A Mitigation Strategy That Works
Fortunately, creating a novel biological or chemical weapon requires more than just the exact recipe needed to make it. Of course, specialized scientific know-how, as opposed to knowledge, is essential. ChatGPT may be able to tell me how to make hare à la royale, but that doesn’t mean I’ll know remotely how to do it. But more importantly for these purposes, it also requires specialized tools, such as RNA/DNA synthesis machines in the case of a virus or bacteria, and substantial laboratories in almost all cases.
Experimentation will always play a crucial role in science, and AI is making progress in automating the process of experimentation itself. This is particularly true in automated cloud labs, which allow scientists to remotely conduct experiments by issuing commands in code. LLMs like GPT-4 have successfully carried out autonomous facilities using such facilities; because these labs are largely automated, it is possible for an AI model to order and complete an experiment with minimal, or even no, human intervention. While this is a promising development that could rapidly accelerate scientific progress, it is crucial to ensure robust security at such cloud labs.
Strangely enough, even though it is AI that makes this risk more salient, it is best addressed by focusing on almost every part of the production chain other than AI. This is because this is specialized, physical, equipment whose use can be reasonably regulated, even strictly, without impinging overmuch on freedom of thought, speech, or scientific inquiry.
Just a few examples of these controls include:
Regulating the export of DNA/RNA synthesis equipment;
Mandatory screening mechanisms for DNA/RNA synthesis, as described here and as put forward in President Biden’s Executive Order on AI;
Mandatory KYC (Know Your Customer) for data centers and cloud labs (good news: this appears to be in progress for data centers);
Diplomatic efforts to encourage as many countries as possibly to implement all of the measures above.
These mitigations do not eliminate all risk, but they mitigate risks effectively and well within the limits of our Constitution.
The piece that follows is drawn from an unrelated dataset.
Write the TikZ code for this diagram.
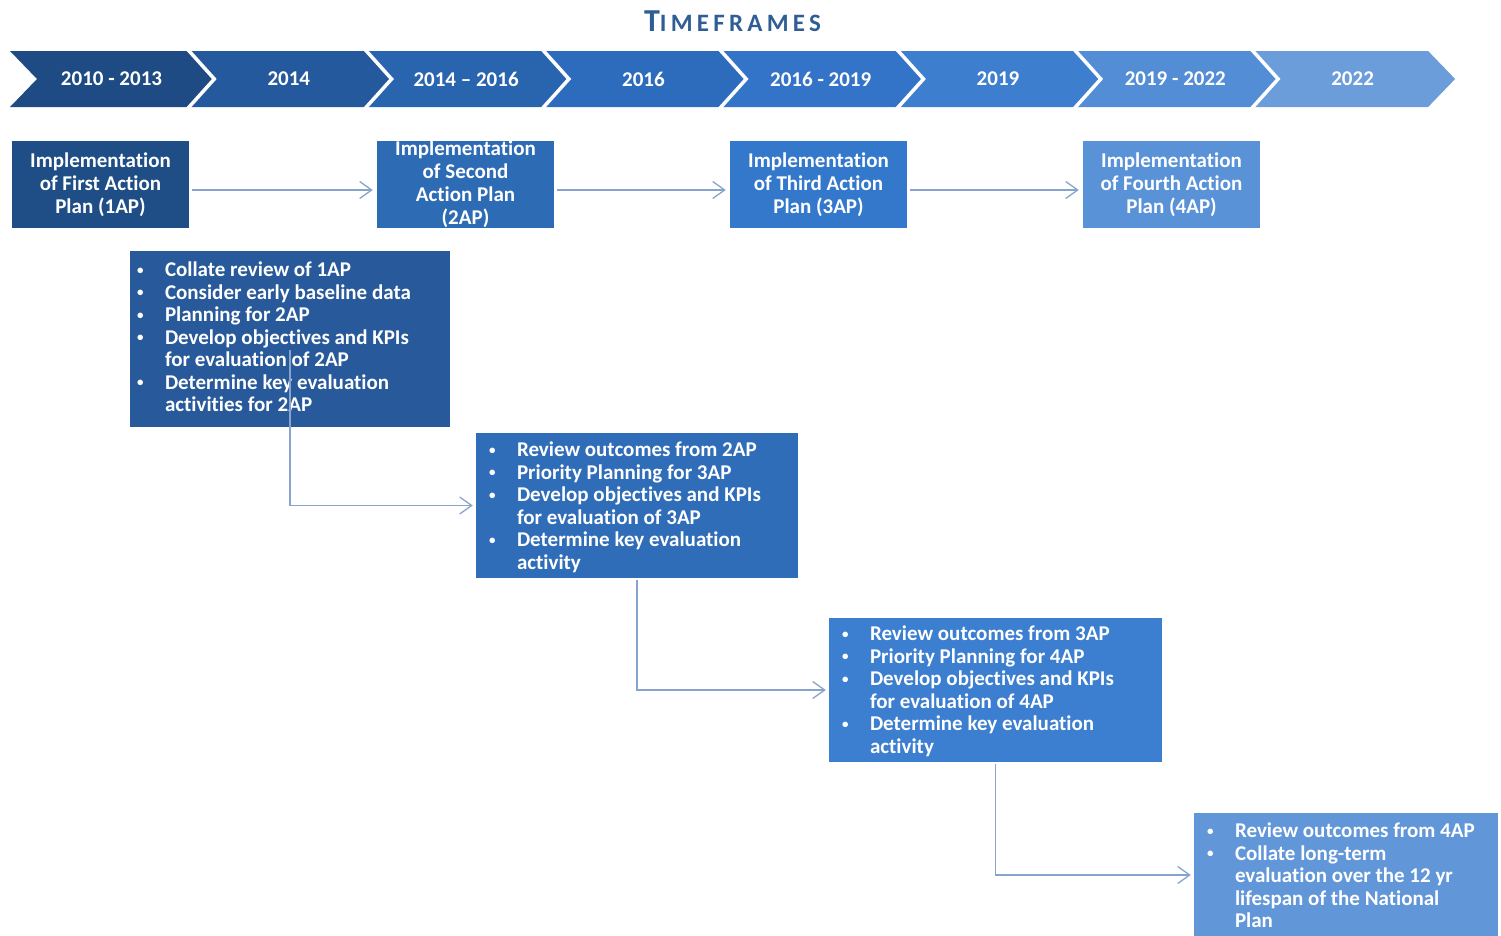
\documentclass[tikz,border=0pt]{standalone}
\usepackage{fontspec}
\setmainfont{Carlito}[Ligatures={NoCommon}]
\usetikzlibrary{arrows.meta}
\definecolor{ch1}{HTML}{1F4B84}
\definecolor{ch2}{HTML}{25599D}
\definecolor{ch3}{HTML}{2964AE}
\definecolor{ch4}{HTML}{2D6CBC}
\definecolor{ch5}{HTML}{3374C8}
\definecolor{ch6}{HTML}{3E7ECF}
\definecolor{ch7}{HTML}{528DD6}
\definecolor{ch8}{HTML}{6A9DDA}
\definecolor{bx1}{HTML}{1F4E86}
\definecolor{bx2}{HTML}{2E6BB5}
\definecolor{bx3}{HTML}{3478CC}
\definecolor{bx4}{HTML}{5A92D8}
\definecolor{lb1}{HTML}{285A9B}
\definecolor{lb2}{HTML}{306DB9}
\definecolor{lb3}{HTML}{3C7ECF}
\definecolor{lb4}{HTML}{6196D8}
\definecolor{linec}{HTML}{88A4CC}
\definecolor{titlec}{HTML}{2F5E96}
\newcommand{\bdot}{\raisebox{2.5pt}{\fontsize{13}{13}\selectfont •}}
\begin{document}
\begin{tikzpicture}[x=1pt,y=-1pt,
  yeartext/.style={text=white,inner sep=0pt,font=\fontsize{21}{23}\selectfont\bfseries},
  implbox/.style={minimum width=177pt,minimum height=87pt,inner sep=0pt,text=white,align=center,font=\fontsize{21}{23}\selectfont\bfseries},
  listbox/.style={inner sep=0pt},
  listtext/.style={anchor=west,inner sep=0pt,text=white,font=\fontsize{21}{22.5}\selectfont\bfseries},
  conn/.style={draw=linec,line width=1.3pt,-{Straight Barb[length=12pt,width=17pt]}}
]
\useasboundingbox (0,0) rectangle (1501,935);

% title
\node[anchor=base,inner sep=0pt,text=titlec,font=\bfseries] (title) at (732.5,31)
  {\addfontfeature{LetterSpace=17}\fontsize{32}{32}\selectfont T\fontsize{25}{25}\selectfont IMEFRAMES};

% chevrons
\foreach \i/\c in {0/ch1,1/ch2,2/ch3,3/ch4,4/ch5,5/ch6,6/ch7,7/ch8}{
  \pgfmathsetmacro{\xx}{10+177.3*\i}
  \fill[\c] (\xx,51) -- (\xx+177,51) -- (\xx+204,79) -- (\xx+177,107) -- (\xx,107) -- (\xx+27,79) -- cycle;
}
\foreach \i in {1,...,7}{
  \pgfmathsetmacro{\xx}{10+177.3*\i}
  \draw[white,line width=3.5pt] (\xx,49) -- (\xx+27,79) -- (\xx,109);
}
\foreach \i/\t in {0/{2010 - 2013},1/{2014},2/{2014 – 2016},3/{2016},4/{2016 - 2019},5/{2019},6/{2019 - 2022},7/{2022}}{
  \pgfmathsetmacro{\xx}{10+177.3*\i+101.5}
  \node[yeartext] (y\i) at (\xx,79) {\t};
}

% implementation boxes
\node[implbox,fill=bx1] (i1) at (100.5,184.5) {Implementation\\of First Action\\Plan (1AP)};
\node[implbox,fill=bx2] (i2) at (465.5,184.5) {Implementation\\of Second\\Action Plan\\(2AP)};
\node[implbox,fill=bx3] (i3) at (818.5,184.5) {Implementation\\of Third Action\\Plan (3AP)};
\node[implbox,fill=bx4] (i4) at (1171.5,184.5) {Implementation\\of Fourth Action\\Plan (4AP)};

\draw[conn,shorten <=3pt,shorten >=4pt] ([yshift=-5.5pt]i1.east) -- ([yshift=-5.5pt]i1.east -| i2.west);
\draw[conn,shorten <=3pt,shorten >=4pt] ([yshift=-5.5pt]i2.east) -- ([yshift=-5.5pt]i2.east -| i3.west);
\draw[conn,shorten <=3pt,shorten >=4pt] ([yshift=-5.5pt]i3.east) -- ([yshift=-5.5pt]i3.east -| i4.west);

% list boxes
\node[listbox,fill=lb1,minimum width=320pt,minimum height=176pt] (b1) at (290,339) {};
\node[listbox,fill=lb2,minimum width=322pt,minimum height=145pt] (b2) at (637,505.5) {};
\node[listbox,fill=lb3,minimum width=333pt,minimum height=144pt] (b3) at (995.5,690) {};
\node[listbox,fill=lb4,minimum width=304pt,minimum height=124pt] (b4) at (1346,875) {};

\node[listtext] (t1) at ([xshift=7pt,yshift=-0.5pt]b1.west) {\begin{tabular}{@{}p{28pt}@{}l@{}}
\bdot&Collate review of 1AP\\
\bdot&Consider early baseline data\\
\bdot&Planning for 2AP\\
\bdot&Develop objectives and KPIs\\
&for evaluation of 2AP\\
\bdot&Determine key evaluation\\
&activities for 2AP
\end{tabular}};
\node[listtext] (t2) at ([xshift=13pt,yshift=-3pt]b2.west) {\begin{tabular}{@{}p{28pt}@{}l@{}}
\bdot&Review outcomes from 2AP\\
\bdot&Priority Planning for 3AP\\
\bdot&Develop objectives and KPIs\\
&for evaluation of 3AP\\
\bdot&Determine key evaluation\\
&activity
\end{tabular}};
\node[listtext] (t3) at ([xshift=13pt,yshift=-2.5pt]b3.west) {\begin{tabular}{@{}p{28pt}@{}l@{}}
\bdot&Review outcomes from 3AP\\
\bdot&Priority Planning for 4AP\\
\bdot&Develop objectives and KPIs\\
&for evaluation of 4AP\\
\bdot&Determine key evaluation\\
&activity
\end{tabular}};
\node[listtext] (t4) at ([xshift=13pt,yshift=-3pt]b4.west) {\begin{tabular}{@{}p{28pt}@{}l@{}}
\bdot&Review outcomes from 4AP\\
\bdot&Collate long-term\\
&evaluation over the 12 yr\\
&lifespan of the National\\
&Plan
\end{tabular}};

% connectors
\draw[conn,shorten >=3pt] ([yshift=-11pt]b1.center) |- (b2.west);
\draw[conn,shorten <=2pt,shorten >=3pt] (b2.south) |- (b3.west);
\draw[conn,shorten <=2pt,shorten >=3pt] (b3.south) |- (b4.west);
\end{tikzpicture}
\end{document}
As ever, conversations about AI remain overly focused on the risks rather than the benefits. Imagine the capabilities that our finest scientific enterprises would possess in a world where poorly trained non-state actors have the capability to create novel bioweapons—imagine also the new capabilities we would have to curtail the non-state actors. Imagine the diseases that could be cured, the suffering that could be eliminated, from such a suffusion of intelligence throughout the world. Yet these achievements are hard, and the technology to achieve them is still nascent; the future is always fragile. Perhaps the risk that should concern us the most is whether we will let our fear get the best of us.